[Checkpointing] fails out if checkpoint folder does not exist when using keep_latest_k
Bug description
Repro: spec same server file system (to workaround remote file system issue in issue 909). set keep_latest_k=4 to avoid overflowing drive set output folder to desired name: 'checkpoints/checkpoint_asynctp' run result: Fails at first checkpointing attempt as folder spec'ed for saving checkpoints does not exist:
Expectation - a - user should not have to go make a folder for the checkpointing.

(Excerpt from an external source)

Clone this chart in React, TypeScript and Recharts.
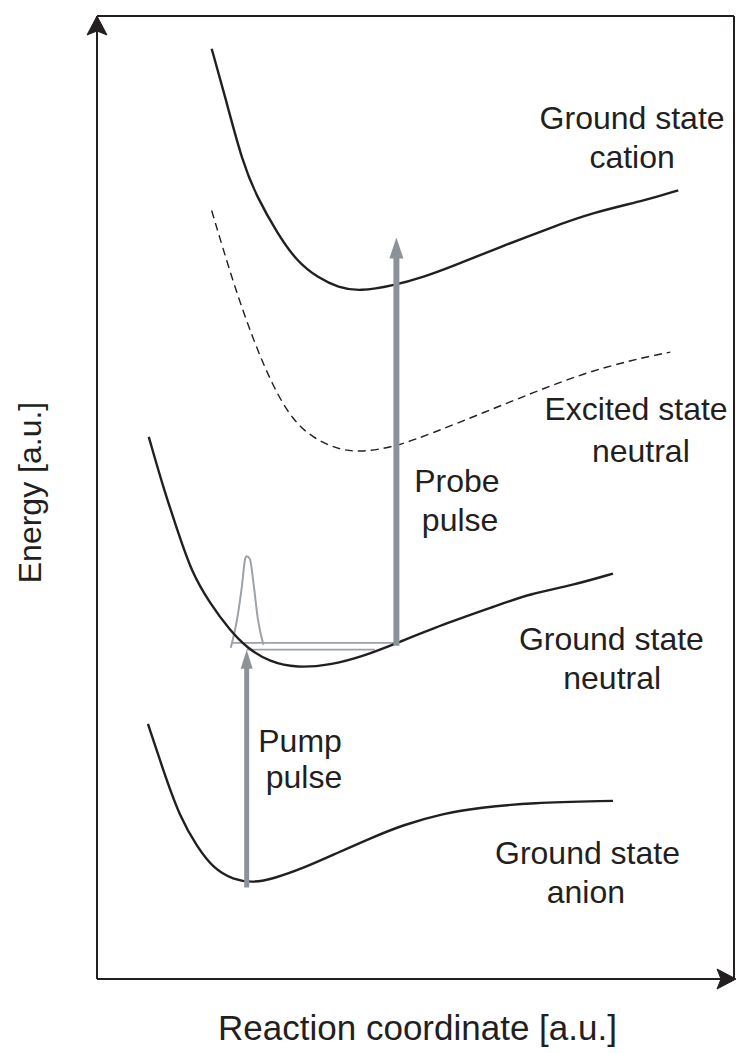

Expect checkpointer to handle this automatically. b - checkpointer should arguably make the checkpointing folder at the start of training and warn/fail then if there is a permission issue or other conflict with folder creation, up front. instead, user gets to find out checkpointing fails 250 iters in during overnight run....crashing out the run as below:
Root Cause (first observed failure):
[0]:
time : 2025-03-01_23:17:05
host : slurm-compute-node-79
rank : 426 (local_rank: 2)
exitcode : 1 (pid: 831046)
error_file: /tmp/torchelastic_fnj4yjvt/101_razqu04x/attempt_0/2/error.json
traceback : Traceback (most recent call last):
File "/home/ubuntu/miniconda3/envs/titan/lib/python3.12/site-packages/torch/distributed/elastic/multiprocessing/errors/__init__.py", line 355, in wrapper
return f(*args, **kwargs)
^^^^^^^^^^^^^^^^^^
File "/home/ubuntu/less/torchtitan/./torchtitan/train.py", line 407, in main
checkpoint.save(
File "/home/ubuntu/less/torchtitan/torchtitan/components/checkpoint.py", line 389, in save
self._purge_stale_checkpoints()
File "/home/ubuntu/less/torchtitan/torchtitan/components/checkpoint.py", line 472, in _purge_stale_checkpoints
for filename in os.listdir(self.folder):
^^^^^^^^^^^^^^^^^^^^^^^
FileNotFoundError: [Errno 2] No such file or directory: './outputs/checkpoints/checkpoint_asynctp'
Versions
PyTorch nightly: 2.7.0.dev20250302+cu126 Latest Titan as of Mar 01, 25.
Let me know if the latest TorchTitan fixes the issue.